#### [Required work]
Write out the complete material exactly as it stands.

·····

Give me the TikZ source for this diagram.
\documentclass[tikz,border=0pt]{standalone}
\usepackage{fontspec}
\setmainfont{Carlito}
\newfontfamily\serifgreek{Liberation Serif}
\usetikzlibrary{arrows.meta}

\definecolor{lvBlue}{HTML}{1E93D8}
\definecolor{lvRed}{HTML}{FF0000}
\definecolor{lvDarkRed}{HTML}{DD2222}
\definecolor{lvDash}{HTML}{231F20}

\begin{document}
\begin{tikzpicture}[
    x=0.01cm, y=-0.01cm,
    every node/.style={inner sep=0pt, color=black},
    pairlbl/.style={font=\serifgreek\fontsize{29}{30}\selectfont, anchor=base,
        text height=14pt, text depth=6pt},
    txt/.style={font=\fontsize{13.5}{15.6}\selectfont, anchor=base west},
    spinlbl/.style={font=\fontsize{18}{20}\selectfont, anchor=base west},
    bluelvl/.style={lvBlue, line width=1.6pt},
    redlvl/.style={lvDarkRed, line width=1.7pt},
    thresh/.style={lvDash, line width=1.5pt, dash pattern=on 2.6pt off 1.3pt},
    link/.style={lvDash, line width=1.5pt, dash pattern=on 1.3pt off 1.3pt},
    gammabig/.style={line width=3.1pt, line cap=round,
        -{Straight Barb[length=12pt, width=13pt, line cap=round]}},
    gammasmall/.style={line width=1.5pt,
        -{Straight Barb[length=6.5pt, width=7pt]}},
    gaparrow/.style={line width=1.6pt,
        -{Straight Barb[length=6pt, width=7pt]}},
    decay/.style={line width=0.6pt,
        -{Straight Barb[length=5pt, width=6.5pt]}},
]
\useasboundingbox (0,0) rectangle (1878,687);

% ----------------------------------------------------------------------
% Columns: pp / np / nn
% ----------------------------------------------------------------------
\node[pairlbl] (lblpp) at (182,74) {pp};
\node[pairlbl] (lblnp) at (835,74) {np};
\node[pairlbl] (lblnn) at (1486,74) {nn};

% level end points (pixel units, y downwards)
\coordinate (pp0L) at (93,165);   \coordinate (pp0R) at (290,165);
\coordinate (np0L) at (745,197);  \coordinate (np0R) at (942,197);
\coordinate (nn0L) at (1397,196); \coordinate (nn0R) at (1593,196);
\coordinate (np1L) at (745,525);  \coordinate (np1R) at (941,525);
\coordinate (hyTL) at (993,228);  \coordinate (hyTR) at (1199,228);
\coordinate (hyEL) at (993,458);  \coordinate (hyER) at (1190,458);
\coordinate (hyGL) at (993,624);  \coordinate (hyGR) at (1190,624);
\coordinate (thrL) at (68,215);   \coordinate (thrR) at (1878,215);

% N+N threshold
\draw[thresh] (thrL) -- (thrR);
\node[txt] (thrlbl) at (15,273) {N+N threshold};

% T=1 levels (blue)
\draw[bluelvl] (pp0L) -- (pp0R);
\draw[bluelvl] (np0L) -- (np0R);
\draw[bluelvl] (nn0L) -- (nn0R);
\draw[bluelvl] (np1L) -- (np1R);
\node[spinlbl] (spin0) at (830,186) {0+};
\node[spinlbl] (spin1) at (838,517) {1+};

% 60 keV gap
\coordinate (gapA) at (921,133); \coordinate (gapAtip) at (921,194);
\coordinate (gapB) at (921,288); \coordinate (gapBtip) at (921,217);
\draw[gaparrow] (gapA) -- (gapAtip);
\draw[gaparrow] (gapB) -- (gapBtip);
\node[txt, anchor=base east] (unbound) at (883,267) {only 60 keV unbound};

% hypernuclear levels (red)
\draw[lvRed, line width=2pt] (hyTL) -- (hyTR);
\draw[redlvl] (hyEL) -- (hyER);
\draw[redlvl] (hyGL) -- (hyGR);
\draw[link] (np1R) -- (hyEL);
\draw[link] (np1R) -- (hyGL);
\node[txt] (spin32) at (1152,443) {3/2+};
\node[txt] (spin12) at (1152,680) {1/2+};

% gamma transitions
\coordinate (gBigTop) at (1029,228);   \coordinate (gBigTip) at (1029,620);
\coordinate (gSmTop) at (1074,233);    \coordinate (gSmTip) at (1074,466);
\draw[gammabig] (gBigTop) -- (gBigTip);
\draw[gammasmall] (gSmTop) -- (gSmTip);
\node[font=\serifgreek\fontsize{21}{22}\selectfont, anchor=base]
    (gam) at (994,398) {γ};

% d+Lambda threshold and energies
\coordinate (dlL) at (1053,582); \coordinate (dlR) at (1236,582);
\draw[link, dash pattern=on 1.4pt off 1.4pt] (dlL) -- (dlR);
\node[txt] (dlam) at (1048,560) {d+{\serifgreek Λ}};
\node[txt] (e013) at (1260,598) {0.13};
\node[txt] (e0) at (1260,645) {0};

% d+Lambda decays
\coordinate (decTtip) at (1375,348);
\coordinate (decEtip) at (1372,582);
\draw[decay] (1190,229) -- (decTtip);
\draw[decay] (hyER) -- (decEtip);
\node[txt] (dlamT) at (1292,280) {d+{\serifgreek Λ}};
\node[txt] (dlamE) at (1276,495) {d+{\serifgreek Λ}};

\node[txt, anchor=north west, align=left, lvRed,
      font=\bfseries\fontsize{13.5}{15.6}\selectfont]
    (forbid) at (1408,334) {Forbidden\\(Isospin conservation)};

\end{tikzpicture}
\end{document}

·····

#### [Answer for this exercise]
Give me the TikZ source for this diagram.
\documentclass[tikz,border=0pt]{standalone}
\usepackage{fontspec}
\setmainfont{Carlito}
\newfontfamily\serifgreek{Liberation Serif}
\usetikzlibrary{arrows.meta}

\definecolor{lvBlue}{HTML}{1E93D8}
\definecolor{lvRed}{HTML}{FF0000}
\definecolor{lvDarkRed}{HTML}{DD2222}
\definecolor{lvDash}{HTML}{231F20}

\begin{document}
\begin{tikzpicture}[
    x=0.01cm, y=-0.01cm,
    every node/.style={inner sep=0pt, color=black},
    pairlbl/.style={font=\serifgreek\fontsize{29}{30}\selectfont, anchor=base,
        text height=14pt, text depth=6pt},
    txt/.style={font=\fontsize{13.5}{15.6}\selectfont, anchor=base west},
    spinlbl/.style={font=\fontsize{18}{20}\selectfont, anchor=base west},
    bluelvl/.style={lvBlue, line width=1.6pt},
    redlvl/.style={lvDarkRed, line width=1.7pt},
    thresh/.style={lvDash, line width=1.5pt, dash pattern=on 2.6pt off 1.3pt},
    link/.style={lvDash, line width=1.5pt, dash pattern=on 1.3pt off 1.3pt},
    gammabig/.style={line width=3.1pt, line cap=round,
        -{Straight Barb[length=12pt, width=13pt, line cap=round]}},
    gammasmall/.style={line width=1.5pt,
        -{Straight Barb[length=6.5pt, width=7pt]}},
    gaparrow/.style={line width=1.6pt,
        -{Straight Barb[length=6pt, width=7pt]}},
    decay/.style={line width=0.6pt,
        -{Straight Barb[length=5pt, width=6.5pt]}},
]
\useasboundingbox (0,0) rectangle (1878,687);

% ----------------------------------------------------------------------
% Columns: pp / np / nn
% ----------------------------------------------------------------------
\node[pairlbl] (lblpp) at (182,74) {pp};
\node[pairlbl] (lblnp) at (835,74) {np};
\node[pairlbl] (lblnn) at (1486,74) {nn};

% level end points (pixel units, y downwards)
\coordinate (pp0L) at (93,165);   \coordinate (pp0R) at (290,165);
\coordinate (np0L) at (745,197);  \coordinate (np0R) at (942,197);
\coordinate (nn0L) at (1397,196); \coordinate (nn0R) at (1593,196);
\coordinate (np1L) at (745,525);  \coordinate (np1R) at (941,525);
\coordinate (hyTL) at (993,228);  \coordinate (hyTR) at (1199,228);
\coordinate (hyEL) at (993,458);  \coordinate (hyER) at (1190,458);
\coordinate (hyGL) at (993,624);  \coordinate (hyGR) at (1190,624);
\coordinate (thrL) at (68,215);   \coordinate (thrR) at (1878,215);

% N+N threshold
\draw[thresh] (thrL) -- (thrR);
\node[txt] (thrlbl) at (15,273) {N+N threshold};

% T=1 levels (blue)
\draw[bluelvl] (pp0L) -- (pp0R);
\draw[bluelvl] (np0L) -- (np0R);
\draw[bluelvl] (nn0L) -- (nn0R);
\draw[bluelvl] (np1L) -- (np1R);
\node[spinlbl] (spin0) at (830,186) {0+};
\node[spinlbl] (spin1) at (838,517) {1+};

% 60 keV gap
\coordinate (gapA) at (921,133); \coordinate (gapAtip) at (921,194);
\coordinate (gapB) at (921,288); \coordinate (gapBtip) at (921,217);
\draw[gaparrow] (gapA) -- (gapAtip);
\draw[gaparrow] (gapB) -- (gapBtip);
\node[txt, anchor=base east] (unbound) at (883,267) {only 60 keV unbound};

% hypernuclear levels (red)
\draw[lvRed, line width=2pt] (hyTL) -- (hyTR);
\draw[redlvl] (hyEL) -- (hyER);
\draw[redlvl] (hyGL) -- (hyGR);
\draw[link] (np1R) -- (hyEL);
\draw[link] (np1R) -- (hyGL);
\node[txt] (spin32) at (1152,443) {3/2+};
\node[txt] (spin12) at (1152,680) {1/2+};

% gamma transitions
\coordinate (gBigTop) at (1029,228);   \coordinate (gBigTip) at (1029,620);
\coordinate (gSmTop) at (1074,233);    \coordinate (gSmTip) at (1074,466);
\draw[gammabig] (gBigTop) -- (gBigTip);
\draw[gammasmall] (gSmTop) -- (gSmTip);
\node[font=\serifgreek\fontsize{21}{22}\selectfont, anchor=base]
    (gam) at (994,398) {γ};

% d+Lambda threshold and energies
\coordinate (dlL) at (1053,582); \coordinate (dlR) at (1236,582);
\draw[link, dash pattern=on 1.4pt off 1.4pt] (dlL) -- (dlR);
\node[txt] (dlam) at (1048,560) {d+{\serifgreek Λ}};
\node[txt] (e013) at (1260,598) {0.13};
\node[txt] (e0) at (1260,645) {0};

% d+Lambda decays
\coordinate (decTtip) at (1375,348);
\coordinate (decEtip) at (1372,582);
\draw[decay] (1190,229) -- (decTtip);
\draw[decay] (hyER) -- (decEtip);
\node[txt] (dlamT) at (1292,280) {d+{\serifgreek Λ}};
\node[txt] (dlamE) at (1276,495) {d+{\serifgreek Λ}};

\node[txt, anchor=north west, align=left, lvRed,
      font=\bfseries\fontsize{13.5}{15.6}\selectfont]
    (forbid) at (1408,334) {Forbidden\\(Isospin conservation)};

\end{tikzpicture}
\end{document}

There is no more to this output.